Now we will put our knowledge into practice. You will manipulate the structure in the pdb file backbone_native.pdb, which is the backbone of the 1COA structure of CI2. You may want to save this pdb file for later visualization in VMD.
Even though you are welcome yo use any programming language to perform
rotations, here we provide you with a setup for Matlab. Matlab offers a lot
of matrix
operations that you would otherwise have to implement yourself in languages
like C/C++, for example. We provide some hints/directions for those of
you who choose to implement this assignment in Matlab. The very first step
you need to do is to read from an ASCII file that contains the cartesian
coordinates of the chain you will manipulate and save these coordinates in a
data structure that will represent your chain. The simplest data structure at
this point is an array, where positions 3*(i-1)+1, 3*(i-1)+2, and 3*(i-1)+3
contain the coordinates of atom i. Note that Matlab starts counting from 1.
Take a look at the backbone_native.pdb file. Find out what the number of atoms is.

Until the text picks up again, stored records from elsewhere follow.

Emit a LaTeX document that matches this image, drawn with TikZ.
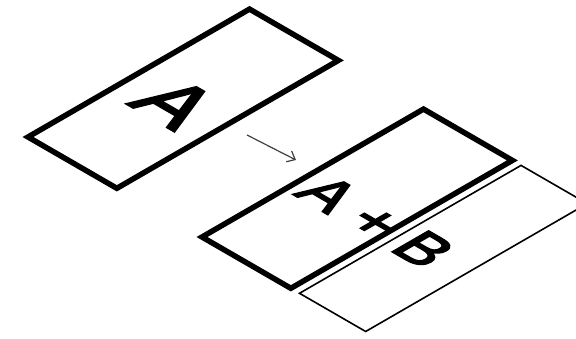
\documentclass[tikz,border=0pt]{standalone}
\usepackage{fontspec}
\setsansfont{Liberation Sans}
\newfontfamily\sheetfont[FakeBold=3]{Liberation Sans}
\usetikzlibrary{arrows.meta}

\begin{document}
\begin{tikzpicture}[x=1pt, y=1pt, >={Straight Barb[length=7pt, width=12pt]},
    isoplane/.style={cm={0.866,-0.5,0.866,0.5,(0,0)}},
    letter/.style={transform shape, inner sep=0pt, anchor=base}]
    \useasboundingbox (0,0) rectangle (576,338);
    \clip (0,0) rectangle (576,338);

    % Sheet A
    \begin{scope}[shift={(28,201)}, isoplane]
        \draw[line width=5.5pt] (0,0) rectangle (102.6,255.8);
        \node[letter, font=\sheetfont\fontsize{83}{83}\selectfont] (labelA) at (51.3,90) {A};
    \end{scope}

    % Arrow
    \coordinate (arrowtail) at (247,203);
    \coordinate (arrowtip) at (296,178);
    \draw[->, line width=1.2pt, black!75] (arrowtail) -- (arrowtip);

    % Sheets A and B
    \begin{scope}[shift={(202,101)}, isoplane]
        \draw[line width=5.5pt] (0,0) rectangle (102.6,255.8);
        \draw[line width=1.6pt] (112.6,0) rectangle (189,255.8);
        \node[letter, font=\sheetfont\fontsize{61}{61}\selectfont] (labelAB) at (85,95) {A + B};
    \end{scope}
\end{tikzpicture}
\end{document}
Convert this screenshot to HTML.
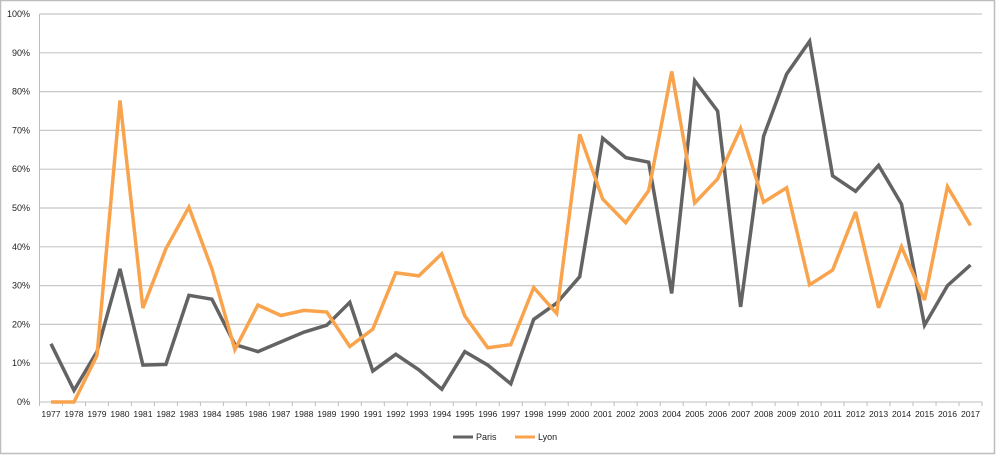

You can read the cartesian coordinates from the backbone_native.crd file (note that this .crd file does NOT have a dummy line at the beginning to read it easily with Matlab). You can do
so with the command: cartesian_coordinates =
textread(input_file, '%f'); where you have set the input file to
where you have stored backbone_native.crd as in for
example input_file = '/home/user_name/rest_of_the_path/backbone_native.crd' ;. You can check how
many coordinates you have read with the command
length(cartesian_coordinates) .
The textread command stores all coordinates
read from the backbone.crd file in the
cartesian_coordinates array. You could manipulate this array with the
dihedral rotations you will define. However, it might be more convenient for
matrix operations and for clarity to store the cartesian coordinates in a
matrix with N rows and 3 colums for each row. In this way, row i contains all
the three cartesian coordinates for atom i. Define the number of atoms in the
backbone with the command N is
length(cartesian_coordinates)/3; . Now you need to declare a matrix
with the right dimensions. Since you actually need to work with homogeneous
coordinates, it might be convenient to declare a matrix with N rows and 4
columns, where the last column contains 1.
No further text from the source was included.